Разумеется, крестьянин находился в самом низу общественной пирамиды, и в некоторых отношениях (хотя и не во всех) ему приходилось горше других, однако он принадлежал к некоей всеобщей системе, и его неволю следует рассматривать как неотъемлемую ее часть: «Крестьянин не был прикреплен ни к земле, ни к лицу; он был, если можно так выразиться, прикреплен к государству; он был сделан государственным работником, при посредстве помещика». [Н. Хлебников, О влиянии общества на организацию государства в царский период русской истории, СПб., 1869, стр. 273]. По меньшей мере в одном отношении московские служилые люди находились в худшем положении, чем их крепостные: в отличие от них, слуги государевы не могли жить круглый год дома, в кругу семьи. Насколько тяжела была доля служилого человека, можно заключить из нескольких статей в Судебниках 1497 и 1550 гг., препятствующих помещикам отдаваться в холопы, чтобы избежать государственной службы. Торгово-ремесленное население также было прикреплено к своей профессии и месту жительства. Иными словами, крепостное состояние крестьян было лишь наиболее распространенной и самой заметной формой несвободы, которая пронизывала каждый слой московского общества, создавая замкнутую систему, где не было места личной вольности.
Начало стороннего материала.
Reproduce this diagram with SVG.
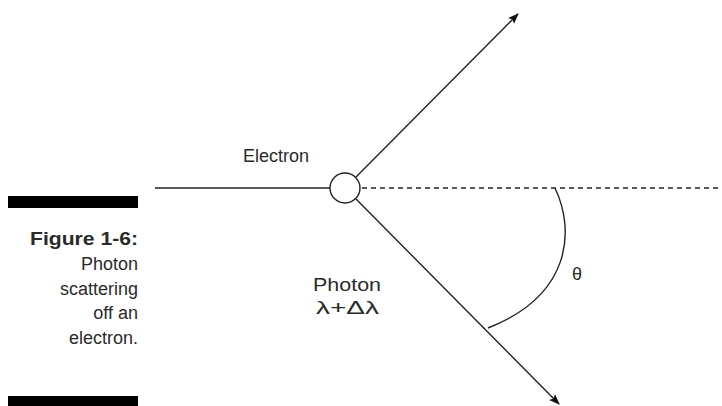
<svg xmlns="http://www.w3.org/2000/svg" width="722" height="406" viewBox="0 0 722 406">
<defs>
<style>
.t{font-family:"Liberation Sans",Arial,sans-serif;font-size:18px;fill:#2a2a2a}
.cap{font-family:"Liberation Sans",Arial,sans-serif;font-size:18px;fill:#2a2a2a;text-anchor:end}
.ln{stroke:#222;stroke-width:1.4;fill:none}
</style>
<marker id="ah" viewBox="0 0 10 10" refX="9" refY="5" markerWidth="11" markerHeight="11" markerUnits="userSpaceOnUse" orient="auto">
<path d="M0,1.2 L10,5 L0,8.8 L2,5 Z" fill="#111"/>
</marker>
</defs>
<rect width="722" height="406" fill="#fff"/>
<g id="caption">
<rect x="8" y="196" width="130" height="12" fill="#000"/>
<rect x="8" y="396" width="130" height="10" fill="#000"/>
<text class="cap" x="138" y="245" font-size="20" font-weight="bold" textLength="108" lengthAdjust="spacingAndGlyphs">Figure 1-6:</text>
<text class="cap" x="138" y="270">Photon</text>
<text class="cap" x="138" y="295">scattering</text>
<text class="cap" x="138" y="319">off an</text>
<text class="cap" x="138" y="344">electron.</text>
</g>
<g id="connectors">
<line class="ln" x1="155" y1="188" x2="330" y2="188"/>
<line class="ln" x1="362" y1="188" x2="722" y2="188" stroke-dasharray="5,4"/>
<line class="ln" x1="356" y1="177" x2="518" y2="14" marker-end="url(#ah)"/>
<line class="ln" x1="356" y1="199" x2="559" y2="404" marker-end="url(#ah)"/>
<path class="ln" d="M555,188 C575,230 572,295 488,328"/>
</g>
<g id="electron">
<circle cx="345" cy="188" r="15" fill="#fff" stroke="#222" stroke-width="1.4"/>
<text class="t" x="243" y="162">Electron</text>
</g>
<g id="photon">
<text class="t" x="313" y="291" font-size="19" textLength="68" lengthAdjust="spacingAndGlyphs">Photon</text>
<text class="t" x="316" y="314" font-size="19" textLength="63" lengthAdjust="spacingAndGlyphs">λ+Δλ</text>
</g>
<g id="angle">
<text class="t" x="572" y="280">θ</text>
</g>
</svg>
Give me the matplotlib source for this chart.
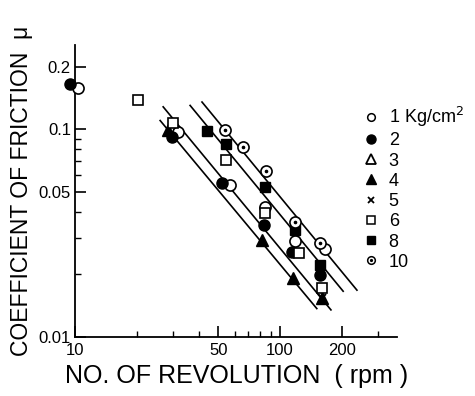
import matplotlib
matplotlib.use("Agg")
import matplotlib.pyplot as plt
from matplotlib.lines import Line2D
from matplotlib.legend_handler import HandlerTuple
from matplotlib.ticker import FixedLocator, FixedFormatter, NullFormatter

plt.rcParams['font.family'] = ['Liberation Sans', 'DejaVu Sans']

# friction coefficient vs. revolution speed, one series per contact pressure
rpm_1 = [10.3, 31.8, 57.0, 84.5, 118, 166]
mu_1 = [0.157, 0.097, 0.054, 0.042, 0.029, 0.0265]

rpm_2 = [9.45, 29.7, 52.1, 83.6, 114, 157]
mu_2 = [0.164, 0.0915, 0.055, 0.0345, 0.0256, 0.0199]

rpm_4 = [28.4, 81.7, 116, 160]
mu_4 = [0.099, 0.0293, 0.0192, 0.0154]

rpm_5 = [160]
mu_5 = [0.0154]

rpm_6 = [20.3, 30.1, 54.5, 84.5, 124, 160]
mu_6 = [0.138, 0.107, 0.071, 0.0395, 0.0253, 0.0172]

rpm_8 = [44.0, 54.5, 84.5, 118, 157]
mu_8 = [0.098, 0.0847, 0.0526, 0.0327, 0.0222]

rpm_10 = [53.9, 66.0, 85.5, 118, 157]
mu_10 = [0.099, 0.082, 0.0628, 0.0357, 0.0283]

# parallel fitted lines (end points)
fit_rpm = [[26.0, 151], [26.9, 177], [36.4, 203], [41.6, 237]]
fit_mu = [[0.110, 0.0137], [0.128, 0.0135], [0.130, 0.0166], [0.135, 0.0168]]

legend_labels = ['1 Kg/cm$^2$', '2', '3', '4', '5', '6', '8', '10']

fig = plt.figure(figsize=(4.75, 3.96), dpi=100)
ax = fig.add_axes([0.158, 0.149, 0.678, 0.737])

for xs, ys in zip(fit_rpm, fit_mu):
    ax.plot(xs, ys, color='black', lw=1.2, zorder=1)

ms = 8
k = dict(color='black', linestyle='none', zorder=3, clip_on=False)
ax.plot(rpm_1, mu_1, marker='o', ms=ms, mfc='white', mec='black', mew=1.2, **k)
ax.plot(rpm_2, mu_2, marker='o', ms=ms, mfc='black', mec='black', **k)
ax.plot(rpm_4, mu_4, marker='^', ms=ms + 0.5, mfc='black', mec='black', **k)
ax.plot(rpm_6, mu_6, marker='s', ms=ms - 0.5, mfc='white', mec='black', mew=1.2, **k)
ax.plot(rpm_8, mu_8, marker='s', ms=ms - 0.5, mfc='black', mec='black', **k)
ax.plot(rpm_10, mu_10, marker='o', ms=ms, mfc='white', mec='black', mew=1.2, **k)
ax.plot(rpm_10, mu_10, marker='o', ms=1.6, mfc='black', mec='black', **k)
ax.plot(rpm_5, mu_5, marker='x', ms=6, mec='black', mew=1.4, **k)

ax.set_xscale('log')
ax.set_yscale('log')
ax.set_xlim(10, 372)
ax.set_ylim(0.01, 0.2535)

ax.xaxis.set_major_locator(FixedLocator([10, 50, 100, 200]))
ax.xaxis.set_major_formatter(FixedFormatter(['10', '50', '100', '200']))
ax.xaxis.set_minor_locator(FixedLocator([20, 30, 40, 60, 70, 80, 90, 300]))
ax.xaxis.set_minor_formatter(NullFormatter())
ax.yaxis.set_major_locator(FixedLocator([0.01, 0.05, 0.1, 0.2]))
ax.yaxis.set_major_formatter(FixedFormatter(['0.01', '0.05', '0.1', '0.2']))
ax.yaxis.set_minor_locator(FixedLocator([0.02, 0.03, 0.04, 0.06, 0.07, 0.08, 0.09]))
ax.yaxis.set_minor_formatter(NullFormatter())

ax.tick_params(which='major', direction='in', length=8, width=1.2, labelsize=12, pad=4)
ax.tick_params(which='minor', direction='in', length=4, width=1.0)
ax.tick_params(axis='y', which='major', pad=3)

for side in ('top', 'right'):
    ax.spines[side].set_visible(False)
for side in ('left', 'bottom'):
    ax.spines[side].set_linewidth(1.3)

ax.set_xlabel('NO. OF REVOLUTION  ( rpm )', fontsize=18, labelpad=5)
ax.set_ylabel('COEFFICIENT OF FRICTION  \u03bc', fontsize=16.5, labelpad=4)

lm = 5.5
h = [
    Line2D([], [], ls='none', marker='o', ms=lm, mfc='white', mec='black', mew=1.1),
    Line2D([], [], ls='none', marker='o', ms=lm + 1, mfc='black', mec='black'),
    Line2D([], [], ls='none', marker='^', ms=lm + 1, mfc='white', mec='black', mew=1.3),
    Line2D([], [], ls='none', marker='^', ms=lm + 2, mfc='black', mec='black'),
    Line2D([], [], ls='none', marker='x', ms=lm - 0.5, mec='black', mew=1.3),
    Line2D([], [], ls='none', marker='s', ms=lm, mfc='white', mec='black', mew=1.1),
    Line2D([], [], ls='none', marker='s', ms=lm + 0.5, mfc='black', mec='black'),
    (Line2D([], [], ls='none', marker='o', ms=lm, mfc='white', mec='black', mew=1.1),
     Line2D([], [], ls='none', marker='o', ms=1.3, mfc='black', mec='black')),
]
fig.legend(h, legend_labels, loc='upper left', bbox_to_anchor=(0.765, 0.735),
           frameon=False, fontsize=13, handlelength=0.8, handletextpad=0.6,
           labelspacing=0.18, borderpad=0, borderaxespad=0,
           handler_map={tuple: HandlerTuple(ndivide=1, pad=0)})

fig.savefig('out.png', dpi=100)
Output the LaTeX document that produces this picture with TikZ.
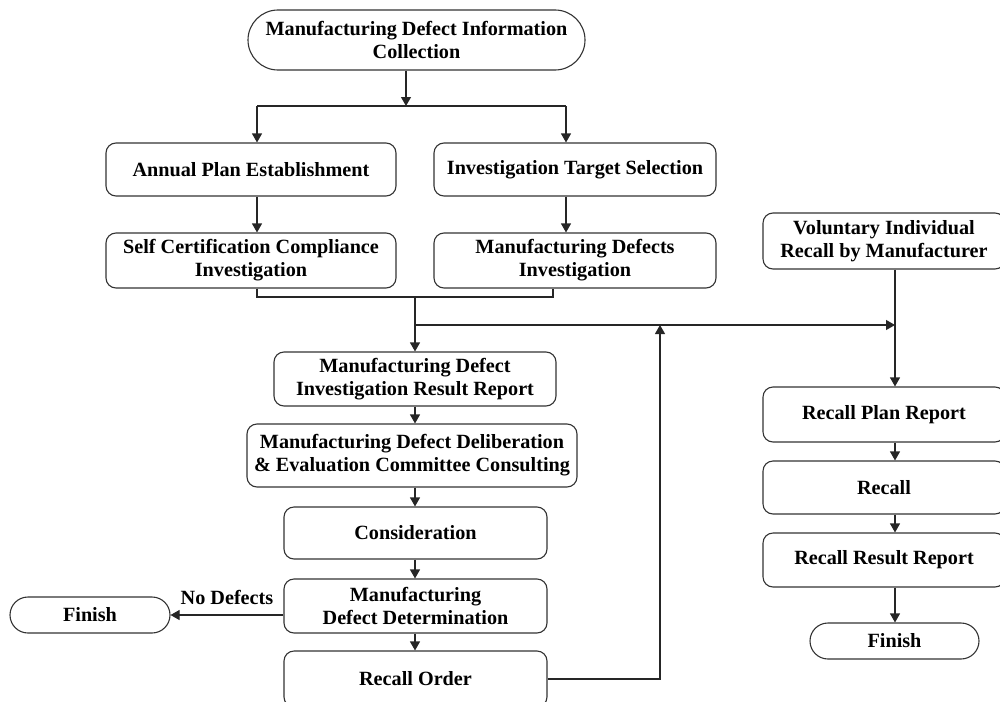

Административный аппарат Московской Руси был замечательно несложен. У царя имелся совет, звавшийся либо «Думой», либо «Боярами» (знакомый всем термин «Боярская дума» представляет собою неологизм, введенный историками XIX в.). Предшественников его можно отыскать в варяжский период, когда князья имели обычай держать совет со старшими членами своих дружин. В удельную эпоху такие советы обыкновенно состояли из служилых людей, которым было поручено управление княжеским имением и сбор податей; они назывались «путными боярами». С ростом монархии совет великого князя московского был расширен и начал включать, в дополнение к его близким родственникам и главным чиновникам, представителей виднейших родословных фамилий. В XIV, XV и начале XVI в. Дума была отчетливо аристократической, но по мере истощения власти древних родов их представителей заместили обычные служилые люди. В XVII в. вопрос о том, кому заседать в Думе, решался скорее на основании заслуг, чем происхождения.